◆ **WHAT IS REQUIRED**
Write out the data below in full, unchanged, minus the images.

◆ **RECORDED DATA**
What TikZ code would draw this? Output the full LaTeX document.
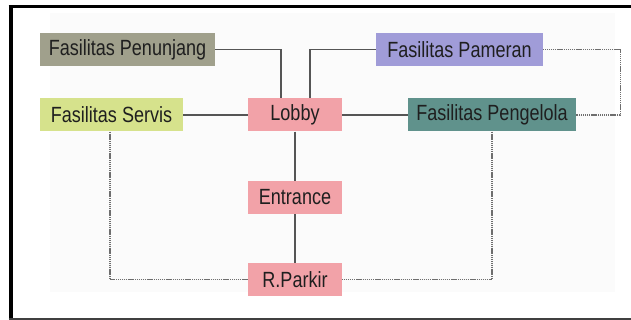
\documentclass[tikz,border=0pt]{standalone}
\usepackage{fontspec}
\setmainfont{Liberation Sans}
\newfontfamily\zonefont[FakeStretch=0.82]{Liberation Sans}
\usetikzlibrary{positioning}
\definecolor{penunjang}{RGB}{160,160,140}
\definecolor{servis}{RGB}{214,226,140}
\definecolor{ruang}{RGB}{242,162,168}
\definecolor{pameran}{RGB}{160,156,216}
\definecolor{pengelola}{RGB}{96,146,140}
\definecolor{garis}{RGB}{85,85,85}
\tikzset{
  zone/.style={
    rectangle, inner sep=0pt, minimum height=33pt,
    font=\zonefont\fontsize{22}{24}\selectfont, text=black!88
  },
  link/.style={
    draw=garis, line width=1.4pt
  },
  dotlink/.style={
    draw=garis!85, line width=1.4pt, dash pattern=on 1.2pt off 0.7pt
  }
}

\begin{document}
\begin{tikzpicture}[x=1pt,y=-1pt]
\useasboundingbox (0,0) rectangle (631,320);

% bingkai
\fill[black!1.5] (50,13) rectangle (615,292);
\draw[line width=4pt] (10.5,320) -- (10.5,6);
\draw[line width=3pt] (8.5,6.5) -- (631,6.5);
\draw[line width=2pt, black!75] (8.5,319) -- (631,319);

% ruang-ruang
\node[zone, fill=penunjang, minimum width=175pt] (pen)  at (127.5,49.5) {Fasilitas Penunjang};
\node[zone, fill=servis,    minimum width=143pt] (serv) at (111.5,115)  {Fasilitas Servis};
\node[zone, fill=ruang,     minimum width=94pt]  (lob)  at (295,115)    {Lobby};
\node[zone, fill=pameran,   minimum width=167pt] (pam)  at (459.5,49.5) {Fasilitas Pameran};
\node[zone, fill=pengelola, minimum width=168pt] (peng) at (492,115)    {Fasilitas Pengelola};
\node[zone, fill=ruang,     minimum width=94pt]  (ent)  at (295,197.5)  {Entrance};
\node[zone, fill=ruang,     minimum width=94pt]  (park) at (295,279.5)  {R.Parkir};

% hubungan langsung
\draw[link] (pen.east) -| ([xshift=-14pt]lob.north);
\draw[link] (pam.west) -| ([xshift=15pt]lob.north);
\draw[link] (serv) -- (lob);
\draw[link] (lob) -- (peng);
\draw[link] (lob) -- (ent);
\draw[link] (ent) -- (park);

% hubungan tidak langsung
\draw[dotlink] (pam.east) -- ++(77,0) |- (peng.east);
\draw[dotlink] ([xshift=-1.5pt]serv.south) |- (park.west);
\draw[dotlink] (peng.south) |- (park.east);

\end{tikzpicture}
\end{document}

◆ **ANSWER TO THE EXERCISE**
What TikZ code would draw this? Output the full LaTeX document.
\documentclass[tikz,border=0pt]{standalone}
\usepackage{fontspec}
\setmainfont{Liberation Sans}
\newfontfamily\zonefont[FakeStretch=0.82]{Liberation Sans}
\usetikzlibrary{positioning}
\definecolor{penunjang}{RGB}{160,160,140}
\definecolor{servis}{RGB}{214,226,140}
\definecolor{ruang}{RGB}{242,162,168}
\definecolor{pameran}{RGB}{160,156,216}
\definecolor{pengelola}{RGB}{96,146,140}
\definecolor{garis}{RGB}{85,85,85}
\tikzset{
  zone/.style={
    rectangle, inner sep=0pt, minimum height=33pt,
    font=\zonefont\fontsize{22}{24}\selectfont, text=black!88
  },
  link/.style={
    draw=garis, line width=1.4pt
  },
  dotlink/.style={
    draw=garis!85, line width=1.4pt, dash pattern=on 1.2pt off 0.7pt
  }
}

\begin{document}
\begin{tikzpicture}[x=1pt,y=-1pt]
\useasboundingbox (0,0) rectangle (631,320);

% bingkai
\fill[black!1.5] (50,13) rectangle (615,292);
\draw[line width=4pt] (10.5,320) -- (10.5,6);
\draw[line width=3pt] (8.5,6.5) -- (631,6.5);
\draw[line width=2pt, black!75] (8.5,319) -- (631,319);

% ruang-ruang
\node[zone, fill=penunjang, minimum width=175pt] (pen)  at (127.5,49.5) {Fasilitas Penunjang};
\node[zone, fill=servis,    minimum width=143pt] (serv) at (111.5,115)  {Fasilitas Servis};
\node[zone, fill=ruang,     minimum width=94pt]  (lob)  at (295,115)    {Lobby};
\node[zone, fill=pameran,   minimum width=167pt] (pam)  at (459.5,49.5) {Fasilitas Pameran};
\node[zone, fill=pengelola, minimum width=168pt] (peng) at (492,115)    {Fasilitas Pengelola};
\node[zone, fill=ruang,     minimum width=94pt]  (ent)  at (295,197.5)  {Entrance};
\node[zone, fill=ruang,     minimum width=94pt]  (park) at (295,279.5)  {R.Parkir};

% hubungan langsung
\draw[link] (pen.east) -| ([xshift=-14pt]lob.north);
\draw[link] (pam.west) -| ([xshift=15pt]lob.north);
\draw[link] (serv) -- (lob);
\draw[link] (lob) -- (peng);
\draw[link] (lob) -- (ent);
\draw[link] (ent) -- (park);

% hubungan tidak langsung
\draw[dotlink] (pam.east) -- ++(77,0) |- (peng.east);
\draw[dotlink] ([xshift=-1.5pt]serv.south) |- (park.west);
\draw[dotlink] (peng.south) |- (park.east);

\end{tikzpicture}
\end{document}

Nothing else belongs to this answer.